Polarization: The divisive narrative of the BJP is all that the mainstream media propagates. There is nearly no coverage of how the NRC is affecting the lives of actual people.
The situation is so bad that Assam’s chief minister Sarbananda Sonowal has requested home minister Amit Shah for “additional security forces” to “maintain law and order after the final NRC” is published. This cannot be seen as anything but an attempt to curb any perceived dissent from those who have been wrongfully left out of the register. Beside the six detention camps that are being used; the government has already started working on building ten more detention centres. This belies the BJP-led government’s claim that they aren’t planning on making more arrests any time soon.

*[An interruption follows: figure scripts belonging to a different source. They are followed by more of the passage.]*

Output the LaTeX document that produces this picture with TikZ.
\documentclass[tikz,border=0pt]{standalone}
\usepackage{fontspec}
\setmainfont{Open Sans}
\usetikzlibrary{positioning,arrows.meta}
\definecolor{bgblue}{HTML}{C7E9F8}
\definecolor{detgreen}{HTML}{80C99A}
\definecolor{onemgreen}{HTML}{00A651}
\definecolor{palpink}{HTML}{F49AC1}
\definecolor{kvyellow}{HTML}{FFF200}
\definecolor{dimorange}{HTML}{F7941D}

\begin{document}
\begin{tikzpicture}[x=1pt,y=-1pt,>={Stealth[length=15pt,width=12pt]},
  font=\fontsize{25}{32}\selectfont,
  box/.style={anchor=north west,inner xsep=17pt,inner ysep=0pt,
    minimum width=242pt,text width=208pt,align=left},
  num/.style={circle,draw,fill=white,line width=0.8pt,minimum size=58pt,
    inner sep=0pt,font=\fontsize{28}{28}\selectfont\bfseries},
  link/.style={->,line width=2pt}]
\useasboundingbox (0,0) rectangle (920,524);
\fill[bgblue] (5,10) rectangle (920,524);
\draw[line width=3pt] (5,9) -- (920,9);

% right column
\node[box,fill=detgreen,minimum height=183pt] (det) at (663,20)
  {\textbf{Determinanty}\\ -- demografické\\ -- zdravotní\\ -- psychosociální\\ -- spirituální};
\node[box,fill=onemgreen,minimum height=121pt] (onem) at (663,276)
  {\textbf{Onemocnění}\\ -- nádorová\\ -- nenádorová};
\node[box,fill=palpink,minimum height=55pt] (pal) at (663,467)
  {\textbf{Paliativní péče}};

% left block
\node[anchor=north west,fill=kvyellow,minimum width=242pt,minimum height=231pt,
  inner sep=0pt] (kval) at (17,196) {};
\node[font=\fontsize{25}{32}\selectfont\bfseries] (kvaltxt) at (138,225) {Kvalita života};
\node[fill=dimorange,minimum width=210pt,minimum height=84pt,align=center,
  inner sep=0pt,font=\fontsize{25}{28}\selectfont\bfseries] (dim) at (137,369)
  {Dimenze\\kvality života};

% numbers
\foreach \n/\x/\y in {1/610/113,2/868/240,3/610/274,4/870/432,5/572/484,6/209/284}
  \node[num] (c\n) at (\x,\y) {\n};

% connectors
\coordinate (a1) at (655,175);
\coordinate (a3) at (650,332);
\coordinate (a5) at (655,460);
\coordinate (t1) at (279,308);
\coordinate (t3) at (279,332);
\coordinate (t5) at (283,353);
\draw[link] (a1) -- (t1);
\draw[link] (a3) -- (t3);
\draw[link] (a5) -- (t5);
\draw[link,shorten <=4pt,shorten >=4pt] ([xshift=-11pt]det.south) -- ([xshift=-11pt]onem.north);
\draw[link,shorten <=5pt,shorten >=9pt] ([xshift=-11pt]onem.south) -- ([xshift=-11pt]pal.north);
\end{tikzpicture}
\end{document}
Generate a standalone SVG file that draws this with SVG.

Everyone who has been left out of the NRC has a 120-day window to appeal before the Foreigner’s Tribunals which in turn has six months to dispose off the cases. Nothing can be said about what will happen next, with BJP members who had always supported nationwide implementation of the NRC openly expressing their unhappiness with the final list that excludes over 19 lakh people. “Our BJP’s stand is that Hindus can never be foreigners. We guess that many Hindu names are out of the list,” said Dilip Kumar Paul, BJP MLA.
Assam CM Sarbananda Sonowal has made the next steps of the government even harder to predict by saying that legislative measure would be explored to delete the ‘wrongfully’ included names even after August 31.
We don’t lack the evidence to show that what is happening in Assam is unprecedented and puts civilian lives in danger, but we have lost the objectivity among the people for them to see this truth. The Indian population has been swept up in the winds of hyper nationalism in such a way that they are no longer looking for explanations for anything that the government does. People no longer want to see the truth for themselves, they’re happy hearing whatever they’re told as long as the words are presented in a way that fits the jingoistic narrative that they have already accepted.
If we are to do something about the future of our country, we have to stand up for anyone and everyone whose rights are being trampled upon.